Con quel freddo non ricordo bene. Torno al giornale e mi tuffo in archivio, chiedo aiuto a trovare la raccolta del secondo semestre del 1977, anno terribile. Trovo il giornale del 3 dicembre 1977 (28 anni oggi) e rivedendo la prima pagina (che riproduciamo) mi dico che a essere stati «vent'anni dalla parte del torto» molte volte abbiamo centrato il bersaglio. Uno stralcio del titolo di testa: «La più grande manifestazione operaia di questi anni rompe gli equilibri al vertice... annuncia la crisi di governo». C'era allora, con Giulio Andreotti, un governo di quasi unità nazionale, che chiedeva di non disturbare il manovratore. I metalmeccanici disturbarono e il 14 gennaio del 1978 il governo Andreotti diede le dimissioni.

Ventotto anni fa fu lo sciopero dei metalmeccanici, reparto avanzato di tutti i lavoratori, che contrastò una unità nazionale, che diceva di voler salvare la democrazia facendone pagare il prezzo ai lavoratori.
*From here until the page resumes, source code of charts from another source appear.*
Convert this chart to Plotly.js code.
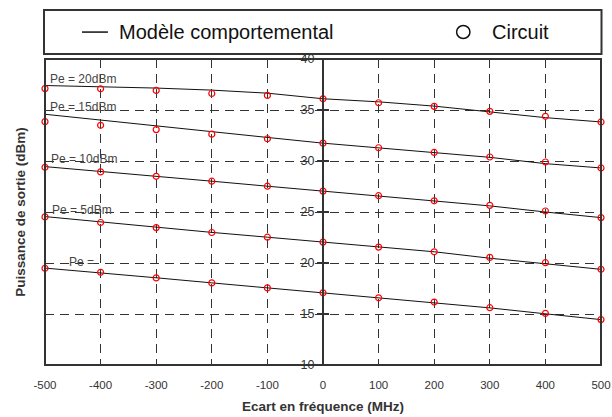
<!DOCTYPE html>
<html>
<head>
<meta charset="utf-8">
<script src="https://cdn.plot.ly/plotly-3.0.1.min.js"></script>
<style>html,body{margin:0;padding:0;background:#fff;}#chart{width:612px;height:417px;}</style>
</head>
<body>
<div id="chart"></div>
<script>
// Frequency offsets (MHz)
const freq = [-500, -400, -300, -200, -100, 0, 100, 200, 300, 400, 500];
const yTicks = [10, 15, 20, 25, 30, 35, 40];

// Behavioural model (lines)
const model20 = [37.40, 37.30, 37.15, 36.95, 36.65, 36.10, 35.80, 35.38, 34.82, 34.25, 33.83];
const model15 = [34.58, 34.03, 33.44, 32.89, 32.31, 31.75, 31.30, 30.84, 30.36, 29.74, 29.32];
const model10 = [29.45, 28.95, 28.50, 28.02, 27.53, 27.05, 26.60, 26.10, 25.60, 25.00, 24.45];
const model5  = [24.55, 24.02, 23.50, 23.00, 22.53, 22.05, 21.58, 21.10, 20.47, 19.93, 19.38];
const model0  = [19.50, 19.05, 18.55, 18.05, 17.56, 17.08, 16.60, 16.15, 15.60, 15.02, 14.45];

// Circuit simulation (circles)
const circuit20 = [37.10, 37.08, 36.92, 36.62, 36.43, 36.10, 35.71, 35.36, 34.87, 34.38, 33.83];
const circuit15 = [33.86, 33.50, 33.08, 32.63, 32.18, 31.75, 31.30, 30.84, 30.39, 29.90, 29.32];
const circuit10 = [29.38, 28.93, 28.50, 28.02, 27.53, 27.05, 26.60, 26.10, 25.65, 25.10, 24.45];
const circuit5  = [24.52, 23.97, 23.47, 22.99, 22.53, 22.05, 21.56, 21.10, 20.55, 20.03, 19.38];
const circuit0  = [19.48, 19.09, 18.54, 18.05, 17.56, 17.08, 16.59, 16.17, 15.62, 15.06, 14.45];

const seriesNames = ['Pe = 20dBm', 'Pe = 15dBm', 'Pe = 10dBm', 'Pe = 5dBm', 'Pe ='];
const models = [model20, model15, model10, model5, model0];
const circuits = [circuit20, circuit15, circuit10, circuit5, circuit0];

const FONT = 'Liberation Sans, Arial, Helvetica, sans-serif';
const INK = '#333';

const traces = [];
models.forEach((m, i) => {
  traces.push({
    x: freq, y: m, type: 'scatter', mode: 'lines',
    line: {color: '#111', width: 1}, showlegend: false,
    name: 'Modèle comportemental', cliponaxis: false
  });
});
circuits.forEach((c, i) => {
  traces.push({
    x: freq, y: c, type: 'scatter', mode: 'markers',
    marker: {symbol: 'circle-open', size: 6, color: 'red', line: {width: 1.2, color: 'red'}},
    showlegend: false, name: 'Circuit', cliponaxis: false
  });
});

// label placement (data coords)
const labelPos = [[-494, 38.07], [-494, 35.32], [-493, 30.2], [-491, 25.23], [-461, 20.05]];
const annotations = seriesNames.map((t, i) => ({
  x: labelPos[i][0], y: labelPos[i][1], xref: 'x', yref: 'y',
  text: t, showarrow: false, xanchor: 'left', yanchor: 'middle',
  font: {family: FONT, size: 12, color: '#444'}
}));
// legend texts
annotations.push({
  xref: 'paper', yref: 'paper', x: 0.1294, y: 1.088, xanchor: 'left', yanchor: 'middle',
  text: 'Modèle comportemental', showarrow: false,
  font: {family: FONT, size: 20, color: '#111'}
});
annotations.push({
  xref: 'paper', yref: 'paper', x: 0.7996, y: 1.088, xanchor: 'left', yanchor: 'middle',
  text: 'Circuit', showarrow: false,
  font: {family: FONT, size: 20, color: '#111'}
});

const shapes = [
  // plot frame
  {type: 'rect', xref: 'paper', yref: 'paper', x0: 0, x1: 1, y0: 0, y1: 1,
   line: {color: INK, width: 2}, layer: 'above'},
  // legend box
  {type: 'rect', xref: 'paper', yref: 'paper', x0: -0.0018, x1: 1.0009, y0: 1.0163, y1: 1.160,
   line: {color: INK, width: 2}},
  // legend line sample
  {type: 'line', xref: 'paper', yref: 'paper', x0: 0.0665, x1: 0.1132, y0: 1.088, y1: 1.088,
   line: {color: '#111', width: 1.5}},
  // legend circle sample
  {type: 'circle', xref: 'paper', yref: 'paper', x0: 0.7403, x1: 0.7643, y0: 1.0670, y1: 1.1095,
   line: {color: '#111', width: 1.5}}
];

const layout = {
  width: 612, height: 417,
  margin: {l: 45, r: 10.5, t: 59, b: 52},
  paper_bgcolor: '#fff', plot_bgcolor: '#fff',
  showlegend: false,
  font: {family: FONT, color: INK},
  xaxis: {
    range: [-500, 500], tickvals: freq, ticktext: freq.map(String),
    showgrid: true, gridcolor: INK, gridwidth: 1, griddash: '9px,6px',
    zeroline: false, showline: false,
    ticks: 'outside', ticklen: 9, tickcolor: 'rgba(0,0,0,0)',
    ticklabeloverflow: 'allow',
    tickfont: {family: FONT, size: 11.5, color: INK},
    title: {text: '<b>Ecart en fréquence (MHz)</b>', font: {family: FONT, size: 13.5, color: INK}, standoff: 11},
    automargin: false
  },
  yaxis: {
    range: [10, 40], tickvals: yTicks,
    showgrid: true, gridcolor: INK, gridwidth: 1, griddash: '9px,6px',
    zeroline: false, showline: false, showticklabels: false, ticks: '',
    title: {text: '<b>Puissance de sortie (dBm)</b>', font: {family: FONT, size: 13.5, color: INK}, standoff: 15},
    automargin: false
  },
  yaxis2: {
    overlaying: 'y', anchor: 'free', position: 0.5, side: 'left',
    range: [10, 40], tickvals: yTicks, showgrid: false, zeroline: false,
    showline: true, linecolor: INK, linewidth: 2,
    ticks: 'outside', ticklen: 5, tickwidth: 2, tickcolor: INK,
    tickfont: {family: FONT, size: 12.5, color: INK}, automargin: false
  },
  yaxis3: {
    overlaying: 'y', anchor: 'free', position: 0.5, side: 'right',
    range: [10, 40], tickvals: yTicks, showgrid: false, zeroline: false,
    showline: false, showticklabels: false,
    ticks: 'outside', ticklen: 5, tickwidth: 2, tickcolor: INK, automargin: false
  },
  shapes: shapes,
  annotations: annotations
};

// invisible helper traces so the overlay axes get drawn
traces.push({x: [null], y: [null], yaxis: 'y2', type: 'scatter', mode: 'markers', showlegend: false, hoverinfo: 'skip'});
traces.push({x: [null], y: [null], yaxis: 'y3', type: 'scatter', mode: 'markers', showlegend: false, hoverinfo: 'skip'});

Plotly.newPlot('chart', traces, layout, {staticPlot: true, displayModeBar: false});
</script>
</body>
</html>
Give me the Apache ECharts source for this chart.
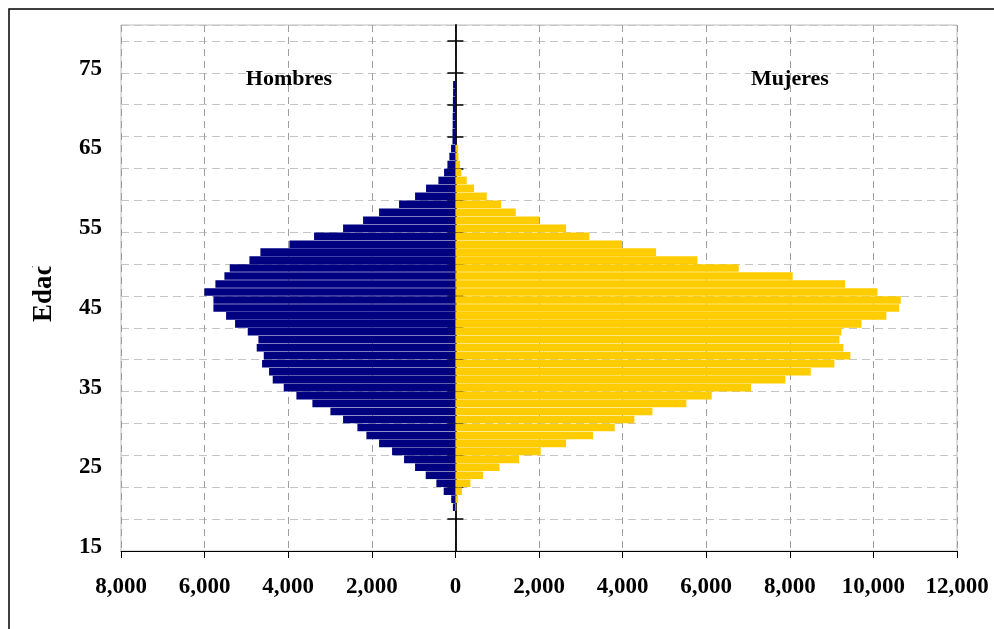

Oggi, ieri, non siamo ancora a questo punto, ma i programmi che le forze del centro-sinistra stanno elaborando per il dopo elezioni, quando il paese si sarà liberato di Berlusconi (obiettivo primario) tuttavia non convincono molto.

Commentando lo sciopero di 28 anni fa, Rossana Rossanda, sulla prima pagina del manifesto del 3 dicembre 1977 concludeva il suo commento scrivendo: «I metalmeccanici non rompono con nessuno, ma per quanto li concerne hanno ritirato la delega. Nelle prossime settimane, la sinistra - tutta, vecchia e nuova - dovrà rispondere loro».

Il grande sciopero di ieri - con tutte le distanze da Bush - è stato uno «sciopero preventivo». Le sinistre, vecchie e nuove che siano, dovranno tenerne conto. Anche il candidato leader, Romano Prodi, dovrà farci un pensierino e, magari, dire qualcosa di impegnativo.